As a near real-time gauge, Grayscale highlights STRC preferred share price. Further weakness below ~$100 would imply tighter cash flow and a higher probability of more BTC selling. A rebound toward par would ease that urgency.
Bottom line: watch whether Strategy’s BTC sales remain small or escalate into larger BTC unwinds, which could pressure market liquidity and volatility.
Bearish
Grayscale’s update adds a concrete financing-pressure mechanism: STRC preferred equity carries cash dividend obligations, and STRC trading below par suggests tighter cash flow. With BTC below Strategy’s estimated acquisition cost, the company’s economics can deteriorate further, making “sell when needed” more likely than pure long-term holding.
Short-term, even small BTC sales (like the 32 BTC reported) can raise trader awareness that treasury hedging may be shifting into periodic monetisation, which can worsen downside liquidity during volatility.
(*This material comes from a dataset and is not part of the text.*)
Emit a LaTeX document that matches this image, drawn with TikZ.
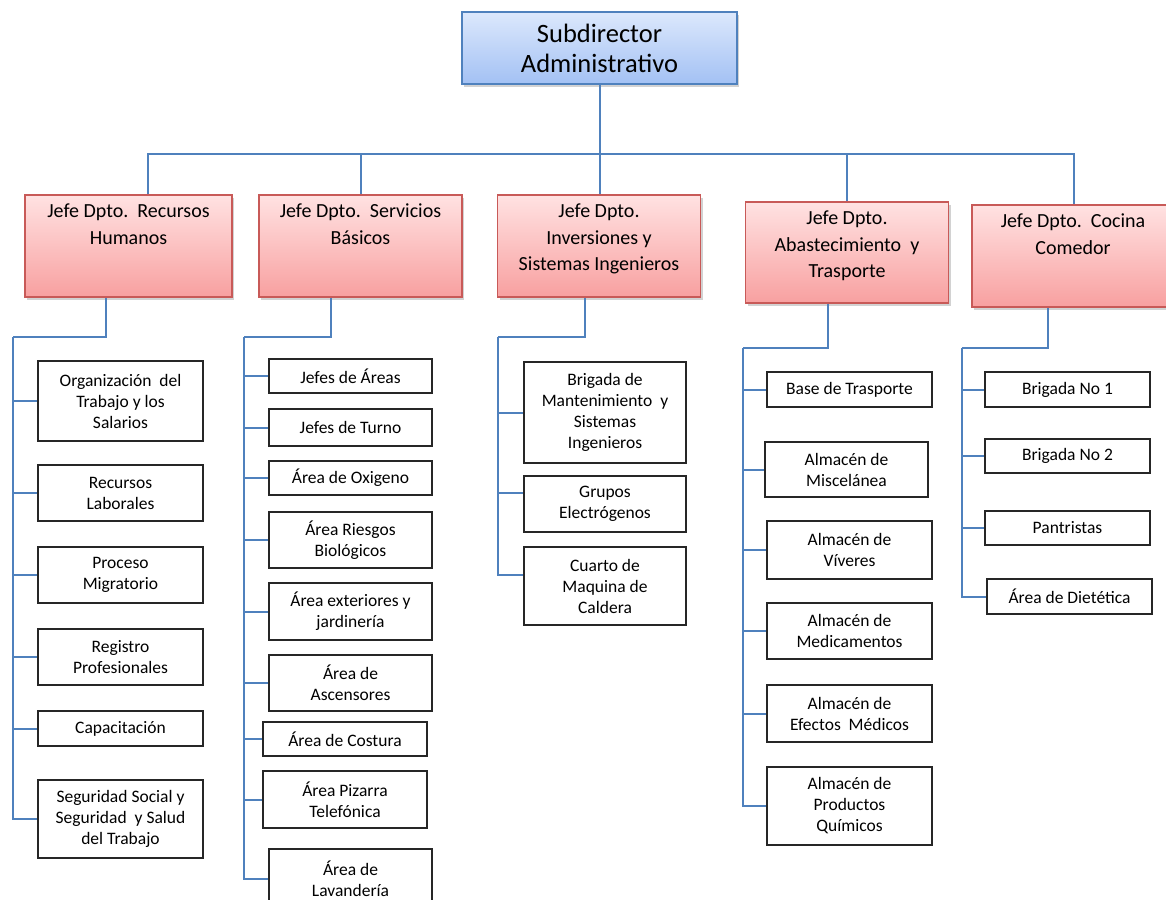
\documentclass[tikz,border=0pt]{standalone}
\usepackage{fontspec}
\setmainfont{Carlito}
\usetikzlibrary{shadows}
\definecolor{connC}{HTML}{4F81BD}
\definecolor{topT}{HTML}{DCE8FC}
\definecolor{topB}{HTML}{A3C1F4}
\definecolor{redT}{HTML}{FFE2E2}
\definecolor{redB}{HTML}{F8A0A0}
\definecolor{redL}{HTML}{C85A58}
\newcommand\rtxt[2]{\parbox[c][#1pt][t]{200pt}{\centering\vspace*{9pt}#2}}
\begin{document}
\begin{tikzpicture}[x=1pt,y=-1pt,
  conn/.style={draw=connC, line width=2pt},
  topbox/.style={draw=connC, line width=1.6pt, top color=topT, bottom color=topB,
    align=center, inner sep=0pt, font=\fontsize{26.5}{30}\selectfont,
    drop shadow={shadow xshift=2pt, shadow yshift=-3pt, opacity=0.35}},
  rbox/.style={draw=redL, line width=1.6pt, top color=redT, bottom color=redB,
    inner sep=0pt, font=\fontsize{20}{26.5}\selectfont,
    drop shadow={shadow xshift=2pt, shadow yshift=-3pt, opacity=0.35}},
  sbox/.style={draw=black!85, line width=1.8pt, fill=white, align=center,
    inner sep=0pt, font=\fontsize{17.5}{21}\selectfont,
    drop shadow={shadow xshift=1.2pt, shadow yshift=-1.2pt, opacity=0.25}},
]
\path[use as bounding box, clip] (0,0) rectangle (1166,899);
\fill[white] (0,0) rectangle (1166,899);

% top
\node[topbox, minimum width=275pt, minimum height=72pt] (top) at (599.5,48) {Subdirector\\Administrativo};

% department heads
\node[rbox, minimum width=207pt, minimum height=102pt] (r1) at (128.5,246) {\rtxt{102}{Jefe Dpto.\ \ Recursos\\Humanos}};
\node[rbox, minimum width=203pt, minimum height=102pt] (r2) at (360.5,246) {\rtxt{102}{Jefe Dpto.\ \ Servicios\\Básicos}};
\node[rbox, minimum width=203pt, minimum height=102pt] (r3) at (599,246) {\rtxt{102}{Jefe Dpto.\\Inversiones y\\Sistemas Ingenieros}};
\node[rbox, minimum width=203pt, minimum height=101pt] (r4) at (847,252.5) {\rtxt{101}{Jefe Dpto.\\Abastecimiento\ \ y\\Trasporte}};
\node[rbox, minimum width=202pt, minimum height=102pt] (r5) at (1073,256) {\rtxt{102}{Jefe Dpto.\ \ Cocina\\Comedor}};

% bus
\coordinate (bus) at (600,154);
\draw[conn] (top.south) -- (top.south |- r3.north);
\draw[conn] ([xshift=19pt]r1.north) |- (bus) -| ([xshift=1pt]r5.north);
\draw[conn] (r2.north) -- (r2.north |- bus);
\draw[conn] (r4.north) -- (r4.north |- bus);

% column 1
\node[sbox, minimum width=165pt, minimum height=80pt] (a1) at (120.5,401) {Organización\ \ del\\Trabajo y los\\Salarios};
\node[sbox, minimum width=165pt, minimum height=56pt] (a2) at (120.5,493) {Recursos\\Laborales};
\node[sbox, minimum width=165pt, minimum height=56pt] (a3) at (120.5,575) {Proceso\\Migratorio};
\node[sbox, minimum width=165pt, minimum height=56pt] (a4) at (120.5,657) {Registro\\Profesionales};
\node[sbox, minimum width=165pt, minimum height=35pt] (a5) at (120.5,728.5) {Capacitación};
\node[sbox, minimum width=165pt, minimum height=78pt] (a6) at (120.5,819) {Seguridad Social y\\Seguridad\ \ y Salud\\del Trabajo};
\coordinate (ka) at (13,337);
\draw[conn] ([xshift=-23pt]r1.south) |- (ka);
\foreach \n in {a1,a2,a3,a4,a5,a6} \draw[conn] (ka) |- (\n.west);

% column 2
\node[sbox, minimum width=163pt, minimum height=34pt] (b1) at (350.5,376) {Jefes de Áreas};
\node[sbox, minimum width=163pt, minimum height=37pt] (b2) at (350.5,427.5) {Jefes de Turno};
\node[sbox, minimum width=163pt, minimum height=34pt] (b3) at (350.5,478) {Área de Oxigeno};
\node[sbox, minimum width=163pt, minimum height=56pt] (b4) at (350.5,540) {Área Riesgos\\Biológicos};
\node[sbox, minimum width=163pt, minimum height=57pt] (b5) at (350.5,611.5) {Área exteriores y\\jardinería};
\node[sbox, minimum width=163pt, minimum height=56pt] (b6) at (350.5,683) {Área de\\Ascensores};
\node[sbox, minimum width=164pt, minimum height=34pt] (b7) at (345,739) {Área de Costura};
\node[sbox, minimum width=164pt, minimum height=57pt] (b8) at (345,799.5) {Área Pizarra\\Telefónica};
\node[sbox, minimum width=163pt, minimum height=60pt] (b9) at (350.5,879) {Área de\\Lavandería};
\coordinate (kb) at (244,337);
\draw[conn] ([xshift=-30pt]r2.south) |- (kb);
\foreach \n in {b1,b2,b3,b4,b5,b6,b7,b8,b9} \draw[conn] (kb) |- (\n.west);

% column 3
\node[sbox, minimum width=162pt, minimum height=101pt] (c1) at (605,412.5) {Brigada de\\Mantenimiento\ \ y\\Sistemas\\Ingenieros};
\node[sbox, minimum width=162pt, minimum height=56pt] (c2) at (605,504) {Grupos\\Electrógenos};
\node[sbox, minimum width=162pt, minimum height=78pt] (c3) at (605,586) {Cuarto de\\Maquina de\\Caldera};
\coordinate (kc) at (498,337);
\draw[conn] ([xshift=-14pt]r3.south) |- (kc);
\draw[conn] (kc) |- (c1.west);
\draw[conn] (kc) |- ([yshift=11pt]c2.west);
\draw[conn] (kc) |- ([yshift=11pt]c3.west);

% column 4
\node[sbox, minimum width=165pt, minimum height=35pt] (d1) at (849.5,389.5) {Base de Trasporte};
\node[sbox, minimum width=163pt, minimum height=55pt] (d2) at (846.5,469.5) {Almacén de\\Miscelánea};
\node[sbox, minimum width=165pt, minimum height=58pt] (d3) at (849.5,550) {Almacén de\\Víveres};
\node[sbox, minimum width=165pt, minimum height=56pt] (d4) at (849.5,631) {Almacén de\\Medicamentos};
\node[sbox, minimum width=165pt, minimum height=57pt] (d5) at (849.5,713.5) {Almacén de\\Efectos\ \ Médicos};
\node[sbox, minimum width=165pt, minimum height=78pt] (d6) at (849.5,806) {Almacén de\\Productos\\Químicos};
\coordinate (kd) at (743,348);
\draw[conn] ([xshift=-19pt]r4.south) |- (kd);
\foreach \n in {d1,d2,d3,d4,d5,d6} \draw[conn] (kd) |- (\n.west);

% column 5
\node[sbox, minimum width=165pt, minimum height=35pt] (e1) at (1067.5,389.5) {Brigada No 1};
\node[sbox, minimum width=165pt, minimum height=34pt] (e2) at (1067.5,456) {Brigada No 2};
\node[sbox, minimum width=165pt, minimum height=34pt] (e3) at (1067.5,528) {Pantristas};
\node[sbox, minimum width=165pt, minimum height=35pt] (e4) at (1069.5,596.5) {Área de Dietética};
\coordinate (ke) at (962,348);
\draw[conn] ([xshift=-25pt]r5.south) |- (ke);
\foreach \n in {e1,e2,e3,e4} \draw[conn] (ke) |- (\n.west);
\end{tikzpicture}
\end{document}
The most direct risk trigger is sustained weakness in STRC price away from ~$100.
Long-term, if funding access and investor demand remain weak, the leveraged structure could keep forcing BTC unwinds when dividend and balance-sheet needs rise. That would be a persistent source of sell-side pressure, capping rallies unless external demand absorbs supply.
Overall, the news is not a confirmed large-scale liquidation, but it increases the probability of additional BTC selling under stress—typically bearish for BTC near-term liquidity and volatility.